Directionally, this lines up with where Levi’s wants to go: Its target is to generate 55% of sales through the direct-to-consumer channel by 2027. Today, that share is 46%. Still, last quarter’s losses show that Levi’s laser-focus on its DTC strategy could come at a cost, both because of the expenses required to grow it and because of potential distraction from wholesale, which still accounts for more than half of its current business.

Notably, some of Levi’s wholesale weakness seems to be self-inflicted: Chief Executive Chip Bergh said the price gap at Levi’s value-tier products (which are sold through wholesale channels) had “widened too far” relative to competitors. That didn’t resonate so well with low-to-middle income consumers who Levi’s executives said were feeling pressure from higher inflation and a slowing economy. The company is cutting prices on those products to move inventory.

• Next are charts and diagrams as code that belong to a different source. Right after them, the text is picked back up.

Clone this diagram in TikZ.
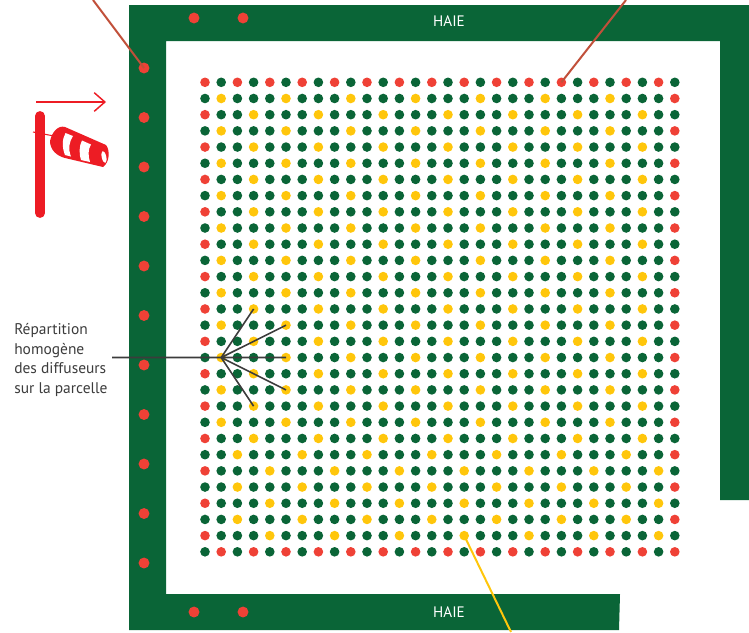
\documentclass[tikz,border=0pt]{standalone}
\usepackage{xcolor}
\usepackage{fontspec}
\setmainfont{PT Sans}
\usepackage{tikz}
\usetikzlibrary{positioning}
\usetikzlibrary{arrows.meta}
\definecolor{hedgegreen}{HTML}{0A6537}
\definecolor{dotred}{HTML}{EF4136}
\definecolor{dotyellow}{HTML}{FFC60B}
\definecolor{sockred}{HTML}{ED1C24}
\definecolor{callbrown}{HTML}{C1503A}
\definecolor{labelgrey}{HTML}{3C3C3C}
\tikzset{
  hedgedot/.style={circle, fill=dotred, inner sep=0pt, minimum size=8.2pt},
  plantdot/.style={circle, fill=#1, inner sep=0pt, minimum size=7.2pt},
  hedgelabel/.style={text=white, font=\fontsize{11.4}{13}\selectfont},
  fanline/.style={labelgrey, line width=1.2pt},
  callout/.style={line width=1.5pt}
}
\begin{document}
\begin{tikzpicture}[x=0.75pt,y=-0.75pt]
  \useasboundingbox (0,0) rectangle (749,632);
  % hedge
  \fill[hedgegreen] (129,5) -- (749,5) -- (749,500) -- (720,500) -- (720,41) -- (166,41)
     -- (166,594) -- (620,594) -- (619,630) -- (129,630) -- cycle;
  \node[hedgelabel] (haietop) at (449,21) {HAIE};
  \node[hedgelabel] (haiebottom) at (449,612) {HAIE};
  % hedge diffusers
  \foreach \k in {0,...,10}
     \node[hedgedot] (left\k) at (144,68+49.5*\k) {};
  \node[hedgedot] (topa) at (194,18) {};
  \node[hedgedot] (topb) at (243,18) {};
  \node[hedgedot] (bota) at (194,612) {};
  \node[hedgedot] (botb) at (243,612) {};
  % plot: 30 x 30
  \foreach \r in {0,...,29}{
    \foreach \c in {0,...,29}{
      \pgfmathtruncatemacro{\odd}{mod(\r,2)}
      \pgfmathtruncatemacro{\low}{\r>22 ? 1 : 0}
      \pgfmathtruncatemacro{\phase}{\low==1 ? (\odd==1 ? 2 : 0) : (\odd==1 ? 1 : 3)}
      \pgfmathtruncatemacro{\ph}{mod(\c,4)==\phase ? 1 : 0}
      \def\col{hedgegreen}
      \ifnum\ph=1 \def\col{dotyellow}\fi
      \ifnum\odd=0 \ifnum\c=0 \def\col{dotred}\fi \fi
      \ifnum\odd=1 \ifnum\c=29 \def\col{dotred}\fi \fi
      \ifnum\r=0
        \pgfmathtruncatemacro{\cc}{mod(\c,2)}
        \ifnum\cc=0 \def\col{dotred}\else \def\col{hedgegreen}\fi
      \fi
      \ifnum\r=29
        \pgfmathtruncatemacro{\cc}{mod(\c,2)}
        \ifnum\cc=1 \def\col{dotred}\else \def\col{hedgegreen}\fi
      \fi
      \node[plantdot=\col] (p\r-\c) at (205+16.2*\c,82.3+16.19*\r) {};
    }
  }
  % callouts
  \coordinate (calla) at (93,0);
  \coordinate (callb) at (626,0);
  \coordinate (callc) at (511,632);
  \draw[callout, callbrown] (calla) -- (left0.center);
  \draw[callout, callbrown] (callb) -- (p0-22.center);
  \draw[callout, dotyellow] (callc) -- (p28-16.center);
  % text and fan
  \node[align=left, anchor=west, text=labelgrey, inner sep=0pt,
        font=\fontsize{11.6}{14.7}\selectfont] (repart) at (14,360)
     {R\'epartition\\homog\`ene\\des diffuseurs\\sur la parcelle};
  \coordinate (fanstart) at (112,357.5);
  \draw[fanline] (fanstart) -- (p17-5.center);
  \foreach \r/\c in {14/3,15/5,19/5,20/3}
     \draw[fanline] (p17-1.center) -- (p\r-\c.center);
  % wind arrow
  \coordinate (winda) at (36,102);
  \coordinate (windb) at (106,102);
  \draw[sockred, line width=1.1pt, -{Straight Barb[length=8pt,width=14pt,line width=1.1pt]}] (winda) -- (windb);
  % windsock
  \draw[sockred, line width=7.4pt, line cap=round] (40,116) -- (40,213);
  \draw[sockred, line width=0.8pt] (33,132) -- (54,136);
  \fill[sockred] (50,141) .. controls (52,132) and (58,125) .. (65,127) -- (106,145)
     .. controls (110,150) and (110,162) .. (103,167) -- (65,158) .. controls (57,156) and (50,150) .. (50,141) -- cycle;
  \fill[white] (65.5,133) .. controls (62,139) and (62,148) .. (65,155) -- (71,156.5)
     .. controls (68,149) and (69,142) .. (73,136) -- cycle;
  \fill[white] (82,140.5) .. controls (79,146) and (79,154) .. (81,160) -- (90,162)
     .. controls (88,156) and (88,149) .. (91,144.5) -- cycle;
  \fill[white, rotate around={12:(104,157)}] (104,157) ellipse (2.3 and 6);
\end{tikzpicture}
\end{document}
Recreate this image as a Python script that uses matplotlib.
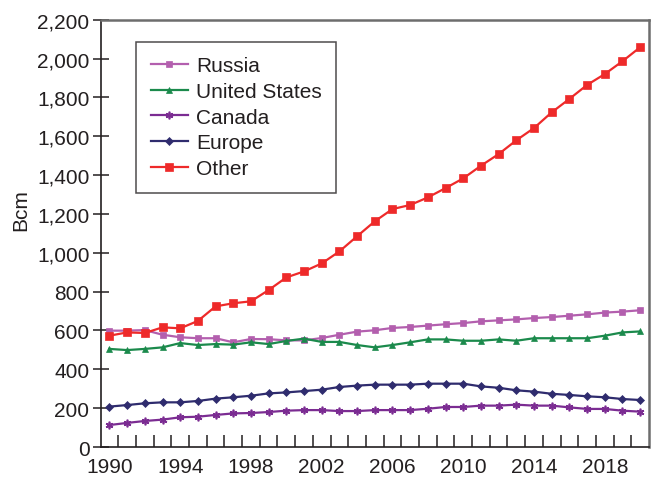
import matplotlib
matplotlib.use("Agg")
import matplotlib.pyplot as plt
import numpy as np

# Annual natural gas production, billion cubic metres
years = list(range(1990, 2021))

russia = [599, 599, 602, 578, 565, 560, 560, 539, 556, 555, 549, 549, 561, 578, 594, 601,
          613, 618, 625, 632, 638, 647, 652, 657, 664, 669, 676, 683, 692, 697, 704]
united_states = [505, 499, 505, 513, 535, 525, 530, 527, 539, 530, 546, 558, 541, 541, 525, 513,
                 525, 539, 554, 554, 547, 547, 554, 547, 560, 560, 560, 560, 573, 590, 595]
canada = [113, 124, 134, 141, 153, 156, 165, 173, 175, 180, 187, 190, 190, 185, 185, 190,
          190, 190, 197, 206, 206, 213, 213, 218, 213, 213, 204, 196, 196, 187, 182]
europe = [208, 216, 225, 230, 230, 237, 249, 256, 264, 276, 281, 288, 295, 309, 316, 321,
          321, 321, 326, 326, 326, 312, 305, 292, 285, 274, 268, 261, 256, 247, 242]
other = [573, 590, 587, 616, 611, 649, 724, 740, 750, 808, 873, 904, 945, 1007, 1085, 1162,
         1225, 1246, 1285, 1333, 1383, 1448, 1508, 1579, 1642, 1723, 1792, 1864, 1920, 1986, 2058]

year_labels = ["1990", "1994", "1998", "2002", "2006", "2010", "2014", "2018"]
y_ticks = list(range(0, 2201, 200))

plt.rcParams["font.family"] = ["Liberation Sans", "DejaVu Sans"]
plt.rcParams["font.size"] = 15
text_color = "#231f20"

fig = plt.figure(figsize=(6.57, 4.81), dpi=100)
ax = fig.add_axes([0.1531, 0.0686, 0.8347, 0.8884])

x = np.arange(len(years))
asterisk = (6, 2, 0)
series = [
    ("Russia", russia, "#b35fae", "s", 4.2, 1.6),
    ("United States", united_states, "#1b8a4c", "^", 5.0, 1.6),
    ("Canada", canada, "#7b2c92", asterisk, 5.5, 1.6),
    ("Europe", europe, "#2f2c6e", "D", 4.0, 1.6),
    ("Other", other, "#ee2a2a", "s", 5.5, 1.6),
]
for name, vals, color, marker, ms, lw in series:
    ax.plot(x, vals, color=color, marker=marker, markersize=ms, linewidth=lw,
            markeredgewidth=1.2 if marker == asterisk else 0.5, label=name)

ax.set_xlim(-0.5, len(years) - 0.5)
ax.set_ylim(0, 2200)

ax.set_yticks(y_ticks)
ax.set_yticklabels([f"{v:,}" for v in y_ticks], color=text_color)
ax.tick_params(axis="y", direction="inout", length=12, width=1.1, color="#231f20", pad=2)

label_pos = [years.index(int(s)) for s in year_labels]
ax.set_xticks(label_pos)
ax.set_xticklabels(year_labels, color=text_color)
ax.set_xticks(np.arange(0.5, len(years) - 1, 1.0), minor=True)
ax.tick_params(axis="x", which="major", length=0, pad=7)
ax.tick_params(axis="x", which="minor", direction="in", length=9, width=1.1, color="#231f20")

for side in ["left", "bottom"]:
    ax.spines[side].set_color("#231f20")
    ax.spines[side].set_linewidth(1.2)
for side in ["top", "right"]:
    ax.spines[side].set_color("#6d6d6d")
    ax.spines[side].set_linewidth(1.8)

ax.set_ylabel("Bcm", color=text_color)
ax.yaxis.set_label_coords(-0.128, 0.557)

leg = ax.legend(loc="upper left", bbox_to_anchor=(0.0646, 0.9485), borderaxespad=0,
                frameon=True, fancybox=False, handlelength=1.78, handletextpad=0.4,
                labelspacing=0.32, borderpad=0.7, fontsize=15)
leg.get_frame().set_edgecolor("#231f20")
leg.get_frame().set_linewidth(1.1)
for t in leg.get_texts():
    t.set_color(text_color)

fig.savefig("out.png", dpi=100)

Note LO: see article for diagram on Losing Premium w.r.t. Market capitalization

Levi’s held the number one spot in global jeans market share at about 6% as of 2022, according to Euromonitor. Kontoor Brands, which owns Lee and Wrangler, isn’t too far behind with a 4% share. To hold on to its lead, Levi’s will have to make sure it doesn’t lose relevance with the middle-to-lower income consumers that buy its jeans through retailers such as Kohl’s and JCPenney. At the same time, it has to keep its marketing push for more premium DTC consumers from pressuring its bottom line.

Much of the negativity is baked into Levi’s shares, which recently lost their longstanding premium over Kontoor Brands. The stock was trading around 0.85 times forward sales before the after-hours drop. To recover its valuation, Levi’s will have to convince shareholders that it can stretch its DTC business without poking holes in its still-important wholesale channel in the process.”